Jury’s question was an inquiry about scheduling and not about substantive elements of offenses

         A jury convicted Dwayne Robinson of being a felon in possession of firearms that were found in a car that he had been driving. United States v. Robinson, --- F4th --- (6th Cir. 2024). https://www.opn.ca6.uscourts.gov/opinions.pdf/25a0086p-06.pdf On appeal, he argued that the district court acted improperly by answering a question from the jury without consulting counsel. The court informed the parties about the question before it brought the jury back into the courtroom to announce its verdict. There was no objection to the question and no objection in a post-trial motion, so the plain error test was applied on appeal. Slip Op. at 4.

         The Sixth Circuit determined that Mr. Robinson’s reliance on Fed.R.Crim.Proc. 51 did not provide a path around the plain error test because the Rule requires a party to make an objection even if the claim of error is to some action of the trial court that has already taken place. Since the parties disputed what the note said and the Sixth Circuit had “no idea what the original note said,” the failure to object prevented the district court from taking any remedial action and making an “appropriate record.” Slip Op. at 6.

         The Sixth Circuit viewed the jury’s question as an inquiry about “scheduling information” and not about “substantive elements” of the offenses being tried. Slip Op at 8. In the Court’s words, “When the jurors asked about the next steps if they did not reach a verdict that night, the court simply told them that they would return the next morning to continue deliberating.” Id. Since the inquiry concerned “a mere scheduling matter,” the district court “had no duty to seek counsel’s input.” Id.

        Several other issues were discussed in the opinion. One issue arose when a detective was asked on cross-examination to concede that no eyewitness saw Mr. Robinson with the guns. The detective responded that an eyewitness “saw him with a handgun the day before, but that’s on a different case.” Slip. Op. at 8.

        Prior to trial, the government agreed not to use any evidence about an “ongoing homicide investigation” into Mr. Robinson. Slip Op. at 10. The investigation involved an eyewitness who saw him with a gun. The Sixth Circuit upheld the district court’s ruling that the defense’s cross-examination “opened the door” to the detective’s response. As the Sixth Circuit saw it, the cross-examination “implicated” the ongoing investigation and “would have left a false impression” that no one ever saw Mr. Robinson in possession of a gun. Id. The Court relied on precedent that allows a party to admit evidence in response to a misleading impression created by the other party. Id.    

       Another issue stemmed from a jury instruction. The parties proposed an instruction that Mr. Robinson did not need to own the firearms to possess them. The district court, however, instructed that: “Ownership is irrelevant to the issue of possession.” The Sixth Circuit held there was no plain error under current law and pointed out that Pattern Criminal Jury Instruction 12.01(2)(A) recommends an instruction that the defendant does not have to own the firearm to possess it.
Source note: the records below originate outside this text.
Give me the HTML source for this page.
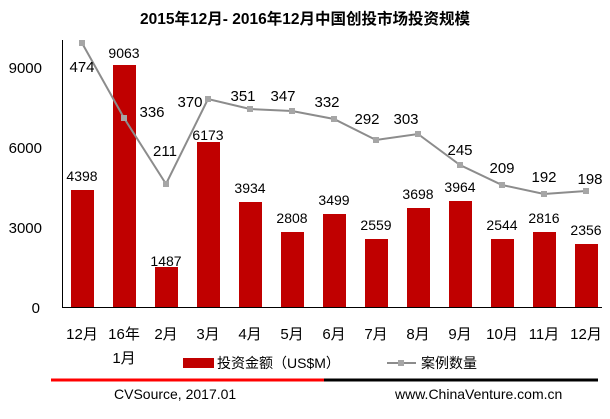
<!DOCTYPE html>
<html><head><meta charset="utf-8"><style>
body{margin:0;background:#fff;}
svg text{font-family:"Liberation Sans","Noto Sans CJK SC",sans-serif;}
</style></head><body>
<svg width="610" height="414" xmlns="http://www.w3.org/2000/svg">
<text x="305" y="24" text-anchor="middle" font-size="15.5" font-weight="bold" fill="#000">2015年12月- 2016年12月中国创投市场投资规模</text>
<g font-size="15" fill="#000" text-anchor="end">
<text x="42" y="73">9000</text><text x="42" y="153">6000</text><text x="42" y="233">3000</text><text x="40" y="313">0</text>
</g>
<line x1="62.5" y1="40" x2="62.5" y2="307" stroke="#000"/>
<line x1="62" y1="307.5" x2="602" y2="307.5" stroke="#000"/>
<g fill="#c00000">
<rect x="71" y="190" width="23" height="117"/>
<rect x="113" y="65" width="23" height="242"/>
<rect x="155" y="267" width="23" height="40"/>
<rect x="197" y="142" width="23" height="165"/>
<rect x="239" y="202" width="23" height="105"/>
<rect x="281" y="232" width="23" height="75"/>
<rect x="323" y="214" width="23" height="93"/>
<rect x="365" y="239" width="23" height="68"/>
<rect x="407" y="208" width="23" height="99"/>
<rect x="449" y="201" width="23" height="106"/>
<rect x="491" y="239" width="23" height="68"/>
<rect x="533" y="232" width="23" height="75"/>
<rect x="575" y="244" width="23" height="63"/>
</g>
<g font-size="14" fill="#000" text-anchor="middle">
<text x="82" y="181">4398</text><text x="124" y="58">9063</text><text x="166" y="266">1487</text>
<text x="208" y="140">6173</text><text x="250" y="193">3934</text><text x="292" y="223">2808</text>
<text x="334" y="205">3499</text><text x="376" y="230">2559</text><text x="418" y="199">3698</text>
<text x="460" y="192">3964</text><text x="502" y="230">2544</text><text x="544" y="223">2816</text>
<text x="586" y="235">2356</text>
</g>
<polyline fill="none" stroke="#8c8c8c" stroke-width="2" points="82,43 124,118 166,184 208,99 250,109 292,111 334,119 376,140 418,134 460,165 502,185 544,194 586,191"/>
<g fill="#a6a6a6">
<rect x="79" y="40" width="6" height="6"/><rect x="121" y="115" width="6" height="6"/><rect x="163" y="181" width="6" height="6"/>
<rect x="205" y="96" width="6" height="6"/><rect x="247" y="106" width="6" height="6"/><rect x="289" y="108" width="6" height="6"/>
<rect x="331" y="116" width="6" height="6"/><rect x="373" y="137" width="6" height="6"/><rect x="415" y="131" width="6" height="6"/>
<rect x="457" y="162" width="6" height="6"/><rect x="499" y="182" width="6" height="6"/><rect x="541" y="191" width="6" height="6"/>
<rect x="583" y="188" width="6" height="6"/>
</g>
<g font-size="15" fill="#000" text-anchor="middle">
<text x="82" y="72">474</text><text x="152" y="117">336</text><text x="165" y="156">211</text>
<text x="190" y="107">370</text><text x="243" y="101">351</text><text x="283" y="101">347</text>
<text x="327" y="107">332</text><text x="367" y="124">292</text><text x="406" y="124">303</text>
<text x="460" y="155">245</text><text x="502" y="173">209</text><text x="544" y="182">192</text>
<text x="590" y="184">198</text>
</g>
<g font-size="15" fill="#000" text-anchor="middle">
<text x="82" y="339">12月</text><text x="124" y="339">16年</text><text x="166" y="339">2月</text>
<text x="208" y="339">3月</text><text x="250" y="339">4月</text><text x="292" y="339">5月</text>
<text x="334" y="339">6月</text><text x="376" y="339">7月</text><text x="418" y="339">8月</text>
<text x="460" y="339">9月</text><text x="502" y="339">10月</text><text x="544" y="339">11月</text>
<text x="586" y="339">12月</text><text x="124" y="363">1月</text>
</g>
<rect x="183" y="358" width="31" height="10" fill="#c00000"/>
<text x="217" y="368" font-size="14" fill="#000">投资金额（US$M）</text>
<line x1="387" y1="363" x2="416" y2="363" stroke="#8c8c8c" stroke-width="2"/>
<rect x="398" y="360" width="6" height="6" fill="#a6a6a6"/>
<text x="421" y="368" font-size="14" fill="#000">案例数量</text>
<line x1="51" y1="380" x2="324" y2="380" stroke="#ff0000" stroke-width="3"/>
<line x1="324" y1="380" x2="598" y2="380" stroke="#000" stroke-width="3"/>
<text x="114" y="399" font-size="14" fill="#000">CVSource, 2017.01</text>
<text x="395" y="399" font-size="14" fill="#000">www.ChinaVenture.com.cn</text>
</svg>
</body></html>
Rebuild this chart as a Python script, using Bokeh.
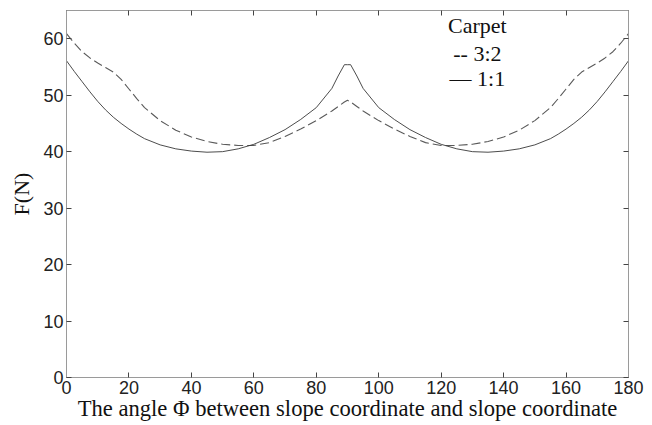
from bokeh.plotting import figure
from bokeh.models import Range1d, LinearAxis, FixedTicker, Label
from bokeh.embed import file_html
from bokeh.resources import INLINE

# ---- data ----
angle = [0, 2.5, 5, 7.5, 10, 12.5, 15, 17.5, 20, 22.5, 25, 30, 35, 40, 45, 50, 55, 60,
         65, 70, 75, 80, 85, 87, 89, 90, 91, 93, 95, 100, 105, 110, 115, 120, 125, 130,
         135, 140, 145, 150, 155, 157.5, 160, 162.5, 165, 167.5, 170, 172.5, 175, 177.5, 180]

force_1_1 = [56.1, 54.2, 52.4, 50.6, 48.9, 47.4, 46.1, 45.0, 44.0, 43.1, 42.3, 41.2, 40.5,
             40.1, 39.9, 40.0, 40.5, 41.3, 42.5, 43.9, 45.7, 47.8, 51.2, 53.4, 55.4, 55.4,
             55.4, 53.4, 51.2, 47.8, 45.7, 43.9, 42.5, 41.3, 40.5, 40.0, 39.9, 40.1, 40.5,
             41.2, 42.3, 43.1, 44.0, 45.0, 46.1, 47.4, 48.9, 50.6, 52.4, 54.2, 56.1]

force_3_2 = [60.9, 59.2, 57.7, 56.6, 55.7, 54.9, 54.1, 52.8, 51.1, 49.4, 47.8, 45.5, 43.8,
             42.6, 41.8, 41.3, 41.1, 41.1, 41.6, 42.7, 44.0, 45.5, 47.2, 48.0, 48.8, 49.1,
             48.8, 48.0, 47.2, 45.5, 44.0, 42.7, 41.6, 41.1, 41.1, 41.3, 41.8, 42.6, 43.8,
             45.5, 47.8, 49.4, 51.1, 52.8, 54.1, 54.9, 55.7, 56.6, 57.7, 59.2, 60.9]

x_ticks = [0, 20, 40, 60, 80, 100, 120, 140, 160, 180]
y_ticks = [0, 10, 20, 30, 40, 50, 60]

legend_title = "Carpet"
legend_lines = ["-- 3:2", "\u2014 1:1"]
x_label = "The angle \u03a6 between slope coordinate and slope coordinate"
y_label = "F(N)"

# ---- figure ----
p = figure(width=652, height=425, output_backend="svg", toolbar_location=None,
           x_range=Range1d(0, 180), y_range=Range1d(0, 65),
           min_border_left=66, min_border_right=24, min_border_top=10,
           min_border_bottom=48)
p.background_fill_color = "white"
p.border_fill_color = "white"
p.outline_line_color = "#9a9a9a"
p.outline_line_width = 1
p.xgrid.visible = False
p.ygrid.visible = False

tick_font = "Liberation Sans"
serif = "Liberation Serif"


def style_axis(ax, show_labels=True):
    ax.axis_line_color = "#9a9a9a"
    ax.major_tick_line_color = "#444444"
    ax.major_tick_in = 5
    ax.major_tick_out = 0
    ax.minor_tick_line_color = None
    ax.major_label_text_font = tick_font
    ax.major_label_text_font_size = "18px"
    ax.major_label_text_color = "#222222"
    ax.major_label_standoff = 3
    if not show_labels:
        ax.major_label_text_font_size = "1px"
        ax.major_label_overrides = {t: "" for t in ax.ticker.ticks}
        ax.major_label_standoff = 0


p.xaxis.ticker = FixedTicker(ticks=x_ticks)
p.yaxis.ticker = FixedTicker(ticks=y_ticks)
style_axis(p.xaxis[0])
style_axis(p.yaxis[0])

xa = p.xaxis[0]
xa.axis_label = x_label
xa.axis_label_text_font = serif
xa.axis_label_text_font_style = "normal"
xa.axis_label_text_font_size = "22.6px"
xa.axis_label_text_color = "#111111"
xa.axis_label_standoff = -1

ya = p.yaxis[0]
ya.axis_label = y_label
ya.axis_label_text_font = serif
ya.axis_label_text_font_style = "normal"
ya.axis_label_text_font_size = "22px"
ya.axis_label_text_color = "#111111"
ya.axis_label_standoff = 6

top_ax = LinearAxis(ticker=FixedTicker(ticks=x_ticks))
style_axis(top_ax, show_labels=False)
p.add_layout(top_ax, "above")
right_ax = LinearAxis(ticker=FixedTicker(ticks=y_ticks))
style_axis(right_ax, show_labels=False)
p.add_layout(right_ax, "right")

# ---- curves ----
p.line(angle, force_3_2, line_color="#5a5a5a", line_width=1.1, line_dash="9 4")
p.line(angle, force_1_1, line_color="#383838", line_width=0.9)

# ---- legend as text ----
for yv, txt in zip([62.3, 57.3, 52.9], [legend_title] + legend_lines):
    p.add_layout(Label(x=131.6, y=yv, text=txt, text_align="center",
                       text_baseline="alphabetic", text_font=serif,
                       text_font_size="22px", text_color="#111111"))

open("out.html", "w").write(file_html(p, INLINE))
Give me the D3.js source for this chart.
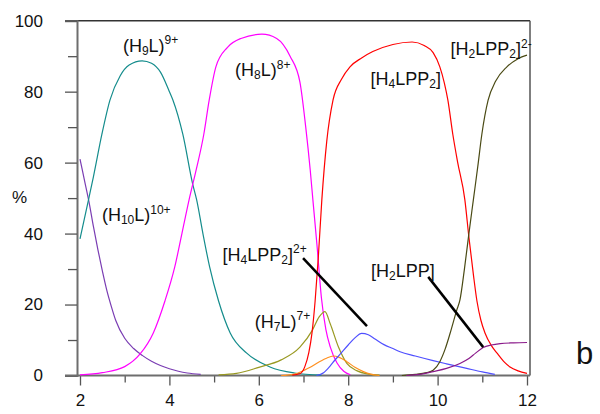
<!DOCTYPE html>
<html>
<head>
<meta charset="utf-8">
<script src="https://cdn.jsdelivr.net/npm/d3@7"></script>
<style>
  body { margin: 0; background: #fff; }
  svg { display: block; }
  text { font-family: "Liberation Sans", Arial, Helvetica, sans-serif; fill: #111; }
</style>
</head>
<body>
<svg id="chart" width="600" height="414"></svg>
<script>
// Axis ticks
const xTicks = [2, 4, 6, 8, 10, 12];
const xMinor = [3, 5, 7, 9, 11];
const yTicks = [0, 20, 40, 60, 80, 100];
const yMinor = [10, 30, 50, 70, 90];

// Species distribution (% of ligand) versus pH
const pH_H10L  = [2.0, 2.1, 2.2, 2.3, 2.4, 2.5, 2.6, 2.7, 2.8, 3.0, 3.2, 3.4, 3.6, 3.8, 4.0, 4.2, 4.4, 4.7];
const pct_H10L = [61, 55, 49, 42, 35.5, 29.5, 24, 19.5, 15.5, 10.5, 7.6, 5.6, 4.0, 2.8, 1.9, 1.2, 0.7, 0.3];

const pH_H9L  = [2.0, 2.19, 2.3, 2.49, 2.67, 2.9, 3.1, 3.39, 3.6, 3.8, 4.0, 4.08, 4.3, 4.52, 4.61, 4.75, 4.9, 5.1, 5.36, 5.73, 6.25, 6.8, 7.4];
const pct_H9L = [38.5, 49.5, 56, 68, 77.6, 84.5, 87.5, 88.7, 88, 85.5, 80, 77.6, 68, 54, 49.5, 40, 30.6, 21, 12, 6.3, 2.4, 0.7, 0.1];

const pH_H8L  = [2.0, 2.5, 3.0, 3.34, 3.64, 3.9, 4.12, 4.28, 4.44, 4.6, 4.77, 4.89, 5.04, 5.3, 5.6, 6.07, 6.4, 6.7, 6.92, 7.05, 7.15, 7.21, 7.3, 7.4, 7.5, 7.6, 7.75, 7.9, 8.05];
const pct_H8L = [0.2, 0.8, 2.5, 6, 12, 21, 30.6, 40, 49.5, 58, 68, 77.6, 87, 92.5, 95, 96.2, 95, 90, 82.7, 70, 58, 49.5, 37, 22, 13, 8, 3.5, 1.2, 0.2];

const pH_H7L  = [5.1, 5.5, 6.0, 6.5, 6.92, 7.2, 7.35, 7.48, 7.6, 7.78, 7.97, 8.2, 8.45, 8.7];
const pct_H7L = [0.2, 0.6, 2.3, 4.4, 8, 12.8, 16.5, 18, 14.5, 8.1, 3.4, 1.3, 0.4, 0.1];

const pH_H6L  = [6.5, 6.8, 7.0, 7.15, 7.29, 7.5, 7.67, 7.8, 7.97, 8.15, 8.34, 8.5, 8.7];
const pct_H6L = [0, 0.4, 1.4, 2.3, 3.4, 4.8, 5.5, 5.1, 3.9, 2.3, 1.1, 0.4, 0];

const pH_H4LPP2  = [6.75, 6.92, 7.03, 7.12, 7.19, 7.26, 7.33, 7.41, 7.52, 7.66, 7.85, 8.04, 8.3, 8.55, 9.0, 9.43, 9.7, 9.9, 10.05, 10.15, 10.23, 10.34, 10.45, 10.61, 10.7, 10.8, 10.88, 10.97, 11.06, 11.2, 11.33, 11.5, 11.62, 11.8, 12.0];
const pct_H4LPP2 = [0.1, 0.5, 2.5, 6.5, 12, 21, 33, 49.5, 66, 77.6, 83.5, 87, 89.5, 91.3, 93.3, 94, 93, 91, 87, 82.5, 77.6, 68, 60, 49.5, 39, 28.5, 21, 15.5, 12, 8.5, 6.3, 3.7, 2.4, 1.3, 0.6];

const pH_H3LPP2  = [7.29, 7.45, 7.59, 7.7, 7.82, 8.0, 8.15, 8.3, 8.45, 8.6, 8.8, 9.0, 9.16, 9.5, 9.9, 10.2, 10.65, 11.0, 11.28];
const pct_H3LPP2 = [0, 0.8, 2.6, 4.3, 6.0, 8.6, 10.6, 11.9, 11.5, 10.3, 8.7, 7.6, 6.7, 5.5, 4.2, 3.3, 2.0, 1.0, 0.3];

const pH_H2LPP2  = [9.2, 9.5, 9.75, 9.9, 10.05, 10.17, 10.28, 10.43, 10.5, 10.6, 10.7, 10.8, 10.9, 10.99, 11.13, 11.3, 11.55, 11.8, 12.0];
const pct_H2LPP2 = [0, 0.3, 0.8, 1.5, 3.9, 7.5, 11.9, 18.5, 21.3, 30, 40, 49.5, 59, 68, 77.6, 83, 87, 89.3, 90.3];

const pH_H2LPP  = [9.3, 9.6, 9.9, 10.2, 10.5, 10.7, 10.85, 11.02, 11.2, 11.4, 11.7, 12.0];
const pct_H2LPP = [0, 0.3, 1.1, 2.0, 3.4, 4.8, 6.3, 7.9, 8.6, 9.0, 9.2, 9.3];

const series = [
  { pH: pH_H10L,   pct: pct_H10L,   color: "#7a3db3" },
  { pH: pH_H9L,    pct: pct_H9L,    color: "#148c8c" },
  { pH: pH_H8L,    pct: pct_H8L,    color: "#ff00ff" },
  { pH: pH_H7L,    pct: pct_H7L,    color: "#999922" },
  { pH: pH_H6L,    pct: pct_H6L,    color: "#ff9020" },
  { pH: pH_H4LPP2, pct: pct_H4LPP2, color: "#ff0000" },
  { pH: pH_H3LPP2, pct: pct_H3LPP2, color: "#5050ff" },
  { pH: pH_H2LPP2, pct: pct_H2LPP2, color: "#4a4a14" },
  { pH: pH_H2LPP,  pct: pct_H2LPP,  color: "#8a1a8a" }
];

// Species labels: [text, style] pieces, anchored at (pH, %)
const labels = [
  { at: [2.96, 91.3], parts: [["(H", ""], ["9", "sub"], ["L)", ""], ["9+", "sup"]] },
  { at: [5.47, 84.4], parts: [["(H", ""], ["8", "sub"], ["L)", ""], ["8+", "sup"]] },
  { at: [2.49, 43.5], parts: [["(H", ""], ["10", "sub"], ["L)", ""], ["10+", "sup"]] },
  { at: [5.19, 32.4], parts: [["[H", ""], ["4", "sub"], ["LPP", ""], ["2", "sub"], ["]", ""], ["2+", "sup"]] },
  { at: [5.91, 13.4], parts: [["(H", ""], ["7", "sub"], ["L)", ""], ["7+", "sup"]] },
  { at: [8.50, 81.9], parts: [["[H", ""], ["4", "sub"], ["LPP", ""], ["2", "sub"], ["]", ""]] },
  { at: [10.29, 90.3], parts: [["[H", ""], ["2", "sub"], ["LPP", ""], ["2", "sub"], ["]", ""], ["2-", "sup"]] },
  { at: [8.51, 27.8], parts: [["[H", ""], ["2", "sub"], ["LPP]", ""]] }
];

// Pointer lines from labels to their curves, in (pH, %)
const pointers = [
  [[6.99, 33.1], [8.42, 13.9]],
  [[9.79, 27.8], [11.02, 8.0]]
];

const svg = d3.select("#chart");
const x = d3.scaleLinear().domain([2, 12]).range([80, 527]);
const y = d3.scaleLinear().domain([0, 100]).range([375.5, 20.7]);

const axisX0 = 77, frameLeft = 65, frameRight = 530;
const font = "'Liberation Sans', Arial, sans-serif";

// Frame: top and right edges
svg.append("line").attr("x1", frameLeft).attr("x2", frameRight)
  .attr("y1", y(100)).attr("y2", y(100)).attr("stroke", "#333").attr("stroke-width", 1.5);
svg.append("line").attr("x1", frameRight).attr("x2", frameRight)
  .attr("y1", y(100)).attr("y2", y(0)).attr("stroke", "#555").attr("stroke-width", 1.5);

// Y axis: labelled major ticks and shorter minor ticks
const yAxis = svg.append("g").attr("transform", `translate(${axisX0},0)`)
  .call(d3.axisLeft(y).tickValues(yTicks).tickSize(12).tickPadding(22).tickFormat(d3.format("d")));
const yMinorG = svg.append("g").attr("transform", `translate(${axisX0},0)`)
  .call(d3.axisLeft(y).tickValues(yMinor).tickSize(9).tickFormat(""));
yMinorG.select(".domain").remove();
yAxis.select(".domain").attr("stroke", "#6e6e6e").attr("stroke-width", 2);
svg.selectAll(".tick line").attr("stroke", "#555").attr("stroke-width", 1.3);
yAxis.selectAll(".tick text").attr("font-size", 17).attr("fill", "#111").style("font-family", font);

// X axis
const xAxis = svg.append("g").attr("transform", `translate(0,${y(0)})`)
  .call(d3.axisBottom(x).tickValues(xTicks).tickSize(10).tickPadding(8).tickFormat(d3.format("d")));
const xMinorG = svg.append("g").attr("transform", `translate(0,${y(0)})`)
  .call(d3.axisBottom(x).tickValues(xMinor).tickSize(7).tickFormat(""));
xAxis.select(".domain").remove();
xMinorG.select(".domain").remove();
xAxis.selectAll(".tick line").attr("stroke", "#555").attr("stroke-width", 1.3);
xMinorG.selectAll(".tick line").attr("stroke", "#555").attr("stroke-width", 1.3);
xAxis.selectAll(".tick text").attr("font-size", 17).attr("fill", "#111").style("font-family", font);
svg.append("line").attr("x1", frameLeft).attr("x2", frameRight)
  .attr("y1", y(0)).attr("y2", y(0)).attr("stroke", "#6e6e6e").attr("stroke-width", 2);

// Curves
const line = d3.line()
  .x(d => x(d[0]))
  .y(d => y(d[1]))
  .curve(d3.curveMonotoneX);

svg.append("g").selectAll("path").data(series).join("path")
  .attr("d", s => line(s.pH.map((p, i) => [p, s.pct[i]])))
  .attr("fill", "none")
  .attr("stroke", s => s.color)
  .attr("stroke-width", 1.2);

// Pointer lines
svg.append("g").selectAll("line").data(pointers).join("line")
  .attr("x1", d => x(d[0][0])).attr("y1", d => y(d[0][1]))
  .attr("x2", d => x(d[1][0])).attr("y2", d => y(d[1][1]))
  .attr("stroke", "#000").attr("stroke-width", 2.5);

// Species labels with sub/superscripts
const shift = { "": 0, sub: 3, sup: -7.5 };
labels.forEach(l => {
  const t = svg.append("text")
    .attr("x", x(l.at[0])).attr("y", y(l.at[1]))
    .attr("font-size", 18);
  let cur = 0;
  l.parts.forEach(([txt, kind]) => {
    const target = shift[kind];
    t.append("tspan")
      .attr("dy", target - cur)
      .attr("font-size", kind === "" ? 18 : 12)
      .text(txt);
    cur = target;
  });
});

// Axis title and panel letter
svg.append("text").attr("x", 12).attr("y", 203).attr("font-size", 17).text("%");
svg.append("text").attr("x", 576).attr("y", 364).attr("font-size", 31).text("b");
</script>
</body>
</html>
        Mr. Robinson also challenged his 15-year mandatory minimum sentence under the Armed Career Criminal Act. The sentence was based on convictions in 1991, 2013, and 2017. Mr. Robinson argued that the jury had to make the finding that he committed the three crimes on different occasions. While the case was on appeal, Erlinger v. United States, 602 U.S. 821 (2024) was decided. The Sixth Circuit reiterated its earlier conclusion that Erlinger error can be harmless. See United States v. Campbell, 122 F.4th, 630-33 (6th Cir. 2024). In doing so, the Court found that the error was not harmful merely because the statutory maximum of 10 years was increased to 15 years.